Understanding Capacitance: Key Concepts and Applications

Capacitance is a fundamental concept in the field of electronics and electrical engineering. It plays a crucial role in the functioning of various devices, from simple capacitors to complex circuits. Understanding capacitance is essential for students and educators alike, as it lays the groundwork for more advanced topics in electronics.

What is Capacitance?

Capacitance is defined as the ability of a system to store an electric charge. It is measured in farads (F), and it indicates how much electric charge a capacitor can hold per unit voltage. The basic formula for capacitance (C) is:

C = Q/V

Where:

• C = Capacitance in farads
• Q = Charge in coulombs
• V = Voltage in volts

Types of Capacitors

There are several types of capacitors, each with unique characteristics and applications. Understanding these types is essential for selecting the right capacitor for a specific application.

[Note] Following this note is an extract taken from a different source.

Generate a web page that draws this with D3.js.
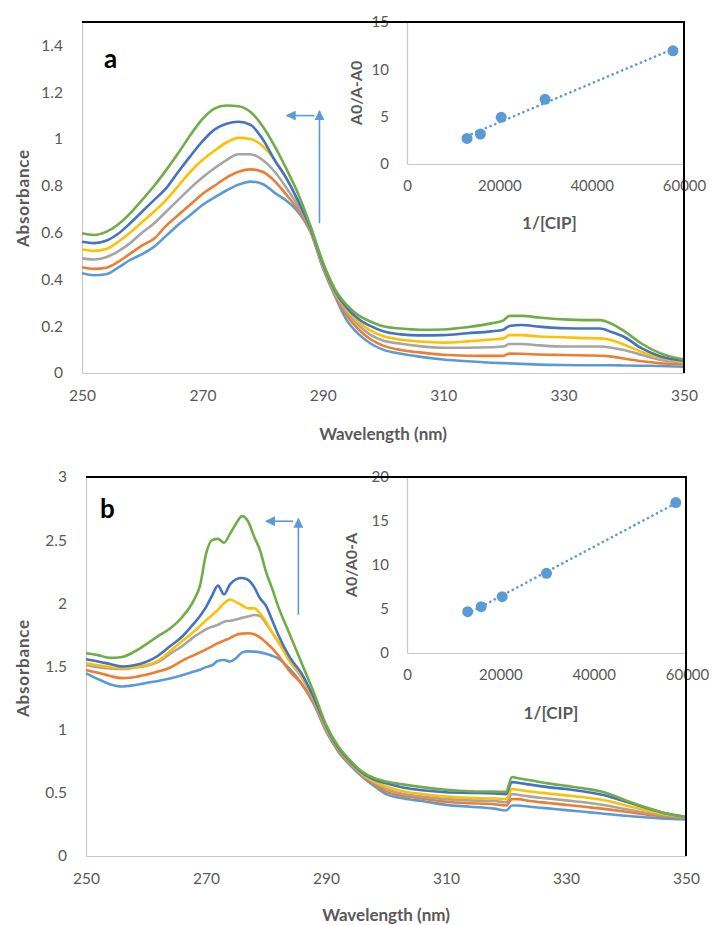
<!DOCTYPE html>
<html>
<head>
<meta charset="utf-8">
<script src="https://cdn.jsdelivr.net/npm/d3@7"></script>
<style>
  body { margin: 0; background: #fff; }
  svg text { font-family: Lato, "Open Sans", sans-serif; }
</style>
</head>
<body>
<svg id="fig" width="712" height="925"></svg>
<script>
// ---- panel a : spectra ----
const wlA = [250,252,254,256,258,260,262,264,266,268,270,272,274,276,278,280,282,284,286,288,290,292,294,296,298,300,
             303,306,310,314,318,320,321,323,326,330,334,336,338,340,343,346,350];
const a1 = [.426,.418,.422,.45,.483,.508,.54,.587,.634,.675,.718,.75,.78,.805,.818,.808,.77,.735,.685,.6,.45,.33,.225,.165,.125,.1,
            .082,.07,.058,.05,.044,.042,.041,.039,.036,.034,.033,.033,.033,.032,.031,.03,.027];
const a2 = [.452,.445,.45,.475,.51,.545,.575,.63,.675,.72,.765,.8,.835,.86,.87,.86,.82,.76,.695,.605,.455,.335,.245,.185,.143,.117,
            .098,.088,.078,.074,.073,.073,.083,.082,.079,.077,.075,.074,.07,.062,.05,.042,.038];
const a3 = [.49,.485,.495,.52,.555,.6,.64,.69,.74,.79,.835,.875,.91,.935,.935,.91,.86,.79,.71,.61,.46,.34,.26,.203,.162,.139,
            .125,.115,.108,.108,.11,.113,.124,.124,.118,.113,.113,.113,.108,.098,.077,.057,.044];
const a4 = [.528,.522,.53,.56,.6,.645,.69,.74,.8,.86,.91,.95,.985,1.005,1.0,.97,.91,.83,.73,.612,.465,.348,.27,.217,.181,.158,
            .142,.135,.13,.135,.143,.148,.162,.162,.156,.153,.149,.148,.14,.122,.09,.065,.048];
const a5 = [.561,.555,.565,.595,.64,.69,.74,.79,.86,.927,.99,1.04,1.065,1.074,1.06,1.0,.91,.83,.73,.615,.468,.352,.278,.23,.2,.178,
            .165,.161,.162,.17,.178,.185,.201,.205,.198,.191,.19,.19,.175,.155,.105,.072,.053];
const a6 = [.597,.59,.603,.635,.682,.74,.8,.868,.94,1.017,1.085,1.13,1.143,1.14,1.115,1.055,.97,.87,.76,.625,.475,.36,.29,.245,.219,.2,
            .19,.185,.186,.196,.212,.225,.244,.244,.237,.229,.226,.226,.21,.18,.125,.085,.058];

// ---- panel b : spectra ----
const wlB = [250,252,254,256,258,260,262,264,266,268,269,270,271,272,273,274,275,276,277,278,279,280,281,282,
             284,286,288,290,292,294,296,298,300,303,306,310,314,318,320,321,322,324,327,330,333,336,340,343,346,350];
const b1 = [1.446,1.4,1.36,1.342,1.352,1.37,1.385,1.405,1.43,1.46,1.475,1.495,1.51,1.545,1.552,1.54,1.565,1.61,1.62,1.618,1.612,1.6,1.585,1.565,
            1.48,1.36,1.2,.99,.83,.72,.63,.555,.49,.455,.435,.405,.39,.375,.36,.4,.4,.39,.377,.363,.35,.337,.318,.307,.298,.29];
const b2 = [1.473,1.45,1.425,1.408,1.415,1.435,1.46,1.49,1.545,1.59,1.612,1.635,1.66,1.685,1.705,1.725,1.75,1.76,1.763,1.755,1.73,1.69,1.645,1.59,
            1.46,1.36,1.21,1.0,.84,.73,.64,.57,.51,.475,.455,.43,.418,.41,.4,.45,.45,.435,.42,.405,.39,.375,.35,.33,.315,.3];
const b3 = [1.513,1.495,1.485,1.48,1.49,1.505,1.535,1.6,1.66,1.735,1.765,1.795,1.815,1.83,1.855,1.862,1.872,1.885,1.895,1.908,1.9,1.84,1.77,1.7,
            1.54,1.41,1.23,1.01,.85,.74,.645,.58,.53,.49,.47,.45,.44,.435,.425,.49,.485,.47,.455,.44,.425,.405,.37,.345,.325,.305];
const b4 = [1.525,1.51,1.495,1.487,1.495,1.51,1.545,1.62,1.7,1.776,1.82,1.865,1.905,1.95,2.0,2.03,2.01,1.985,1.96,1.96,1.92,1.855,1.77,1.7,
            1.54,1.42,1.24,1.02,.855,.745,.65,.59,.55,.51,.49,.47,.46,.455,.45,.53,.525,.51,.495,.48,.465,.445,.4,.365,.335,.31];
const b5 = [1.557,1.54,1.52,1.5,1.51,1.535,1.585,1.66,1.735,1.842,1.9,1.97,2.06,2.14,2.07,2.15,2.19,2.2,2.185,2.13,2.04,1.98,1.87,1.755,
            1.57,1.44,1.25,1.03,.86,.75,.66,.605,.575,.54,.52,.505,.5,.495,.49,.585,.58,.565,.545,.53,.51,.485,.43,.385,.345,.31];
const b6 = [1.605,1.59,1.568,1.575,1.615,1.675,1.74,1.8,1.89,2.027,2.14,2.39,2.5,2.51,2.48,2.55,2.63,2.69,2.65,2.53,2.42,2.25,2.12,1.98,
            1.75,1.52,1.29,1.04,.87,.758,.668,.618,.59,.565,.545,.525,.513,.51,.508,.625,.615,.6,.575,.555,.535,.508,.44,.39,.345,.31];

// ---- insets (Benesi-Hildebrand plots) ----
const cipInv = [13000, 15900, 20400, 29900, 57600];
const ratioA = [2.7, 3.17, 4.93, 6.83, 11.95];
const ratioB = [4.7, 5.26, 6.4, 9.06, 17.1];

// ---- ticks ----
const wlTicks = [250, 270, 290, 310, 330, 350];
const yTicksA = [0, 0.2, 0.4, 0.6, 0.8, 1, 1.2, 1.4];
const yTicksB = [0, 0.5, 1, 1.5, 2, 2.5, 3];
const insetXTicks = [0, 20000, 40000, 60000];
const insetYTicksA = [0, 5, 10, 15];
const insetYTicksB = [0, 5, 10, 15, 20];

const colors = ["#5B9BD5", "#ED7D31", "#A5A5A5", "#FFC000", "#4472C4", "#70AD47"];
const txt = "#595959";

const svg = d3.select("#fig");
svg.append("rect").attr("width", 712).attr("height", 925).attr("fill", "#fff");

svg.append("defs").append("marker")
    .attr("id", "head")
    .attr("viewBox", "0 0 10 10")
    .attr("refX", 9).attr("refY", 5)
    .attr("markerUnits", "userSpaceOnUse")
    .attr("markerWidth", 11).attr("markerHeight", 10)
    .attr("orient", "auto")
  .append("path")
    .attr("d", "M0,0L10,5L0,10Z")
    .attr("fill", "#5B9BD5");

function styleAxis(sel, size) {
    sel.attr("font-family", null).attr("font-size", null);
    sel.select(".domain").attr("stroke", "#c8c8c8").attr("stroke-width", 1.2);
    sel.selectAll("text").attr("fill", txt).style("font-size", size + "px");
}

function drawPanel(p) {
    const g = svg.append("g");
    const x = d3.scaleLinear().domain([250, 350]).range([p.left, p.right]);
    const y = d3.scaleLinear().domain([0, p.yMax]).range([p.bottom, p.top]);

    g.append("g")
        .attr("transform", `translate(0,${p.bottom})`)
        .call(d3.axisBottom(x).tickValues(wlTicks).tickSize(0).tickPadding(17))
        .call(s => styleAxis(s, 15.5));
    g.append("g")
        .attr("transform", `translate(${p.left},0)`)
        .call(d3.axisLeft(y).tickValues(p.yTicks).tickSize(0).tickPadding(p.yPad).tickFormat(d => String(d)))
        .call(s => styleAxis(s, 15.5));

    const line = d3.line()
        .x((d, i) => x(p.wl[i]))
        .y(d => y(d))
        .curve(d3.curveMonotoneX);

    g.selectAll("path.spec")
        .data(p.series)
        .join("path")
        .attr("class", "spec")
        .attr("d", line)
        .attr("fill", "none")
        .attr("stroke", (d, i) => colors[i])
        .attr("stroke-width", 2.6)
        .attr("stroke-linejoin", "round");

    // arrows
    const ar = p.arrow;
    g.append("line")
        .attr("x1", x(ar.vx)).attr("y1", y(ar.vy0))
        .attr("x2", x(ar.vx)).attr("y2", y(ar.vy1))
        .attr("stroke", "#5B9BD5").attr("stroke-width", 1.6)
        .attr("marker-end", "url(#head)");
    g.append("line")
        .attr("x1", x(ar.hx0)).attr("y1", y(ar.hy))
        .attr("x2", x(ar.hx1)).attr("y2", y(ar.hy))
        .attr("stroke", "#5B9BD5").attr("stroke-width", 1.6)
        .attr("marker-end", "url(#head)");

    // axis titles
    g.append("text")
        .attr("x", (p.left + p.right) / 2).attr("y", p.xTitleY)
        .attr("text-anchor", "middle").attr("dominant-baseline", "central")
        .attr("fill", txt).attr("font-weight", 700).style("font-size", "17px")
        .text("Wavelength (nm)");
    g.append("text")
        .attr("transform", `translate(22,${p.yTitleY}) rotate(-90)`)
        .attr("text-anchor", "middle").attr("dominant-baseline", "central")
        .attr("fill", txt).attr("font-weight", 700).style("font-size", "17px")
        .style("letter-spacing", "0.8px")
        .text("Absorbance");

    // panel letter
    g.append("text")
        .attr("x", p.letterX).attr("y", p.letterY)
        .attr("fill", "#000").attr("font-weight", 700).style("font-size", "26px")
        .text(p.letter);

    // inset
    const q = p.inset;
    const ix = d3.scaleLinear().domain([0, 60000]).range([q.left, q.right]);
    const iy = d3.scaleLinear().domain([0, q.yMax]).range([q.bottom, q.top]);
    const ig = svg.append("g");

    ig.append("g")
        .attr("transform", `translate(0,${q.bottom})`)
        .call(d3.axisBottom(ix).tickValues(insetXTicks).tickSize(0).tickPadding(16).tickFormat(d3.format("d")))
        .call(s => styleAxis(s, 15));
    ig.append("g")
        .attr("transform", `translate(${q.left},0)`)
        .call(d3.axisLeft(iy).tickValues(q.yTicks).tickSize(0).tickPadding(18))
        .call(s => styleAxis(s, 15));

    // linear trendline
    const mx = d3.mean(cipInv), my = d3.mean(q.values);
    const slope = d3.sum(cipInv, (v, i) => (v - mx) * (q.values[i] - my)) / d3.sum(cipInv, v => (v - mx) * (v - mx));
    const icpt = my - slope * mx;
    const ext = d3.extent(cipInv);
    ig.append("line")
        .attr("x1", ix(ext[0])).attr("y1", iy(icpt + slope * ext[0]))
        .attr("x2", ix(ext[1])).attr("y2", iy(icpt + slope * ext[1]))
        .attr("stroke", "#5B9BD5").attr("stroke-width", 2.6)
        .attr("stroke-linecap", "round").attr("stroke-dasharray", "0.1 5");

    ig.selectAll("circle")
        .data(q.values)
        .join("circle")
        .attr("cx", (d, i) => ix(cipInv[i]))
        .attr("cy", d => iy(d))
        .attr("r", 5.5)
        .attr("fill", "#5B9BD5");

    ig.append("text")
        .attr("x", (q.left + q.right) / 2 + 4).attr("y", q.xTitleY)
        .attr("text-anchor", "middle").attr("dominant-baseline", "central")
        .attr("fill", txt).attr("font-weight", 700).style("font-size", "17px")
        .text("1/[CIP]");
    ig.append("text")
        .attr("transform", `translate(${q.yTitleX},${(q.top + q.bottom) / 2}) rotate(-90)`)
        .attr("text-anchor", "middle").attr("dominant-baseline", "central")
        .attr("fill", txt).attr("font-weight", 700).style("font-size", "16px")
        .text(q.yLabel);

    // black frame on top and right
    svg.append("path")
        .attr("d", `M${p.left},${p.top}H${p.right}V${p.bottom}`)
        .attr("fill", "none").attr("stroke", "#000").attr("stroke-width", 2);
}

drawPanel({
    letter: "a", wl: wlA, series: [a1, a2, a3, a4, a5, a6],
    left: 82, right: 684, top: 22, bottom: 373,
    yMax: 1.5, yTicks: yTicksA, yPad: 19,
    xTitleY: 433, yTitleY: 198, letterX: 104, letterY: 68,
    arrow: { vx: 289.45, vy0: 0.64, vy1: 1.12, hx0: 288.6, hx1: 284.0, hy: 1.10 },
    inset: { left: 407, right: 684, top: 22, bottom: 164, yMax: 15, yTicks: insetYTicksA,
             values: ratioA, yLabel: "A0/A-A0", xTitleY: 222, yTitleX: 355 }
});

drawPanel({
    letter: "b", wl: wlB, series: [b1, b2, b3, b4, b5, b6],
    left: 86, right: 686, top: 477, bottom: 856,
    yMax: 3, yTicks: yTicksB, yPad: 19,
    xTitleY: 914, yTitleY: 668, letterX: 100, letterY: 518,
    arrow: { vx: 285.4, vy0: 1.91, vy1: 2.67, hx0: 284.5, hx1: 280.0, hy: 2.65 },
    inset: { left: 407, right: 687, top: 477, bottom: 653, yMax: 20, yTicks: insetYTicksB,
             values: ratioB, yLabel: "A0/A0-A", xTitleY: 712, yTitleX: 350 }
});
</script>
</body>
</html>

• Electrolytic Capacitors: These capacitors are polarized and have high capacitance values, making them suitable for power supply applications.
• Ceramic Capacitors: Known for their stability and reliability, ceramic capacitors are widely used in high-frequency applications.
• Tantalum Capacitors: These capacitors offer high capacitance in a small package and are often used in compact electronic devices.
• Film Capacitors: These capacitors are known for their low losses and are ideal for applications requiring stability over time.

How Capacitance Works

The working principle of capacitance is based on electric fields. When a voltage is applied across a capacitor, an electric field is created between its plates, allowing it to store energy in the form of an electric charge. This stored energy can be released when needed, making capacitors essential components in various electronic circuits.

Charging and Discharging a Capacitor

When a capacitor is connected to a voltage source, it begins to charge. The charging process follows an exponential curve, characterized by the time constant (τ), which is defined as:

τ = R × C

Where:

• R = Resistance in ohms
• C = Capacitance in farads

During discharging, the capacitor releases its stored energy back into the circuit, also following an exponential decay curve. Understanding these processes is vital for designing circuits that utilize capacitors effectively.

Applications of Capacitance

Capacitance is utilized in various applications across multiple fields. Here are some common uses:

• Power Supplies: Capacitors smooth out voltage fluctuations in power supply circuits, providing stable output.
• Signal Processing: In audio and radio frequency applications, capacitors filter signals to enhance performance.
• Timing Circuits: Capacitors are used in conjunction with resistors to create timing circuits, essential in oscillators and timers.
• Energy Storage: Capacitors can store energy for short periods, providing bursts of power when needed in applications like flash photography.

Measuring Capacitance

Measuring capacitance can be done using various methods. The most common tools for this purpose include:

• Capacitance Meters: These devices are specifically designed to measure the capacitance of capacitors accurately.
• Multimeters: Many digital multimeters have a capacitance measurement function, allowing for quick checks of capacitor values.
• Bridge Circuits: More advanced techniques, such as using a bridge circuit, can be employed for precise measurements in laboratory settings.

Conclusion

Understanding capacitance is crucial for anyone studying electronics or electrical engineering. By grasping the key concepts, types, and applications of capacitors, students and educators can better appreciate the role these components play in modern technology. As technology continues to evolve, the importance of capacitance will only grow, making it a vital topic in the field of electrical education.